7 Small Armies That Devastated Larger Foes

Illustration of the battle of Morgarten in the Chronicle of Diebold Schilling

1315 AD – The Battle of Morgarten

There is relatively little known about The Battle of Morgarten, but what we do know is that on November 15, 1315, a dispute broke out over the border between lands controlled by Duke Leopold I of Austria and the nearby Swiss. Duke Leopold formed an army of around 3,000 men with the intention of subduing the Swiss peasants.

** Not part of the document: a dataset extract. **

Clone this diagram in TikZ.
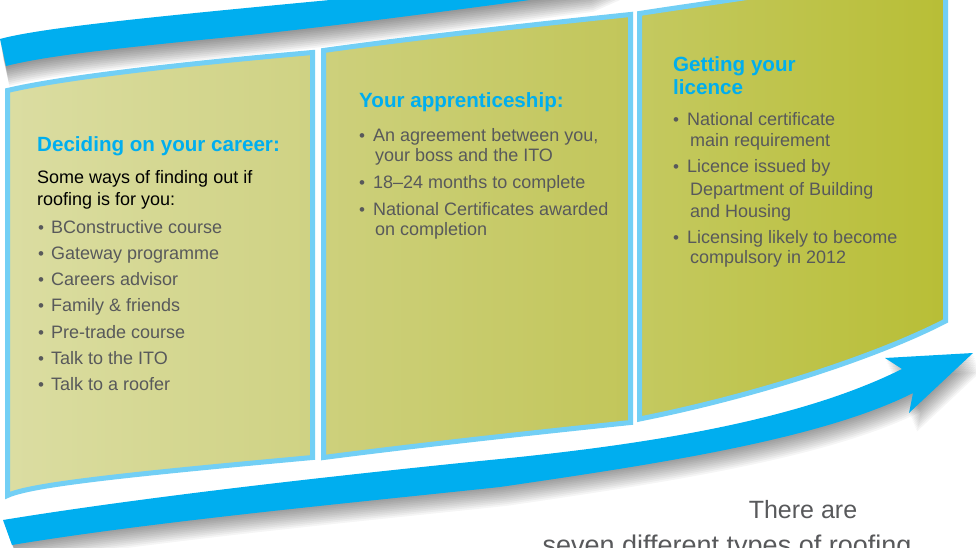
\documentclass[tikz,border=0pt]{standalone}
\usepackage{fontspec}
\setmainfont{Liberation Sans}
\definecolor{bandblue}{HTML}{00AEEF}
\definecolor{rimblue}{HTML}{72CFF5}
\definecolor{headblue}{HTML}{00AEEF}
\definecolor{txtgray}{HTML}{58595B}
\definecolor{pA}{HTML}{DBDDA2}
\definecolor{pB}{HTML}{CFD283}
\definecolor{pC}{HTML}{CDD07C}
\definecolor{pD}{HTML}{C2C65A}
\definecolor{pE}{HTML}{C4C960}
\definecolor{pF}{HTML}{B8BE36}
\newcommand{\tbpath}{(0,39) .. controls (40,28) and (150,17) .. (330,0) .. controls (420,-9) and (500,-18) .. (580,-30) -- (640,-30) -- (590,-8) .. controls (470,8) and (360,23) .. (250,35) .. controls (120,48) and (50,55) .. (6,66) -- cycle}
\newcommand{\arrpath}{(3,520) .. controls (150,496) and (350,474) .. (500,459) .. controls (650,444) and (800,420) .. (902,369) -- (885,358) -- (973,353) -- (909,413) -- (913,393) .. controls (820,440) and (650,465) .. (500,487) .. controls (350,503) and (150,522) .. (12,545) -- cycle}
\begin{document}
\begin{tikzpicture}[x=1pt,y=-1pt,
  panel/.style={draw=rimblue,line width=5pt,line join=miter},
  head/.style={anchor=base west,inner sep=0pt,font=\fontsize{20.6}{24}\selectfont\bfseries,text=headblue},
  body/.style={anchor=base west,inner sep=0pt,font=\fontsize{18}{22}\selectfont,text=txtgray},
  lead/.style={body,text=black},
  dot/.style={anchor=base west,inner sep=0pt,font=\fontsize{17}{20}\selectfont,text=txtgray},
  foot/.style={anchor=base,inner sep=0pt,font=\fontsize{25}{30}\selectfont,text=txtgray}]
\useasboundingbox (0,0) rectangle (976,548);
\clip (0,0) rectangle (976,548);
\fill[white] (0,0) rectangle (976,548);
% top band with shadow
\foreach \i in {1,...,11}
  \fill[black,opacity=0.042,shift={(0.3*\i,1.8*\i)}] \tbpath;
\fill[bandblue] \tbpath;
% bottom arrow with shadow
\foreach \i in {1,...,11}
  \fill[black,opacity=0.04,shift={(0.7*\i,1.7*\i)}] \arrpath;
\fill[bandblue] \arrpath;
% panels
\path[panel,left color=pA,right color=pB]
  (7.5,90.5) .. controls (60,78) and (180,64) .. (312.5,52.5) -- (312.5,457.5)
  .. controls (120,475) and (30,485) .. (7.5,495.5) -- cycle;
\path[panel,left color=pC,right color=pD]
  (323.5,50.5) .. controls (420,37) and (530,25) .. (630.5,14.5) -- (630.5,422.5)
  .. controls (530,433) and (420,445) .. (323.5,457.5) -- cycle;
\path[panel,left color=pE,right color=pF]
  (639.5,13.5) .. controls (700,4) and (820,-12) .. (945.5,-35) -- (945.5,321)
  .. controls (880,355) and (760,395) .. (639.5,419) -- cycle;
% panel 1 text
\node[head] (h1) at (37,152) {Deciding on your career:};
\node[lead] (l1a) at (37,183) {Some ways of finding out if};
\node[lead] (l1b) at (37,205) {roofing is for you:};
\node[dot] (d11) at (38,233) {\textbullet};  \node[body] (t11) at (51,233) {BConstructive course};
\node[dot] (d12) at (38,259.3) {\textbullet};\node[body] (t12) at (51,259.3) {Gateway programme};
\node[dot] (d13) at (38,285.6) {\textbullet};\node[body] (t13) at (51,285.6) {Careers advisor};
\node[dot] (d14) at (38,311.9) {\textbullet};\node[body] (t14) at (51,311.9) {Family \& friends};
\node[dot] (d15) at (38,338.2) {\textbullet};\node[body] (t15) at (51,338.2) {Pre-trade course};
\node[dot] (d16) at (38,364.5) {\textbullet};\node[body] (t16) at (51,364.5) {Talk to the ITO};
\node[dot] (d17) at (38,390.8) {\textbullet};\node[body] (t17) at (51,390.8) {Talk to a roofer};
% panel 2 text
\node[head] (h2) at (359,108) {Your apprenticeship:};
\node[dot] (d21) at (359,142) {\textbullet};\node[body] (t21) at (373,142) {An agreement between you,};
\node[body] (t21b) at (375,162) {your boss and the ITO};
\node[dot] (d22) at (359,188) {\textbullet};\node[body] (t22) at (373,188) {18--24 months to complete};
\node[dot] (d23) at (359,215) {\textbullet};\node[body] (t23) at (373,215) {National Certificates awarded};
\node[body] (t23b) at (375,235) {on completion};
% panel 3 text
\node[head] (h3a) at (673,72) {Getting your};
\node[head] (h3b) at (673,95) {licence};
\node[dot] (d31) at (673,126) {\textbullet};\node[body] (t31) at (687,126) {National certificate};
\node[body] (t31b) at (690,147) {main requirement};
\node[dot] (d32) at (673,173) {\textbullet};\node[body] (t32) at (687,173) {Licence issued by};
\node[body] (t32b) at (690,195) {Department of Building};
\node[body] (t32c) at (690,217) {and Housing};
\node[dot] (d33) at (673,243) {\textbullet};\node[body] (t33) at (687,243) {Licensing likely to become};
\node[body] (t33b) at (690,263) {compulsory in 2012};
% footer
\node[foot] (f1) at (803,518) {There are};
\node[foot,font=\fontsize{27}{30}\selectfont] (f2) at (727,554) {seven different types of roofing};
\end{tikzpicture}
\end{document}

The Swiss farmers, numbering around 1,000, knew that the Duke’s troops were coming, so they created a bottleneck along a narrow road by Lake Ageri. They also built a wall to hamper their advance and laid in wait on a narrow wooded ridge for the Austrian troops to arrive. When they arrived, a group of Swiss rained down rocks on them while another group attacked with halberds, a staff weapon with an ax-like head. Around 1,500 Austrian soldiers lay dead when the dust settled, while the Swiss suffered minimal casualties.

This victory would be one of the crucial moments that helped in the formation of the Swiss state. Their success encouraged other small democratic rural communities to work together to form a confederacy and bolstered the reputation of the Swiss halberdiers, one that would continue for several centuries.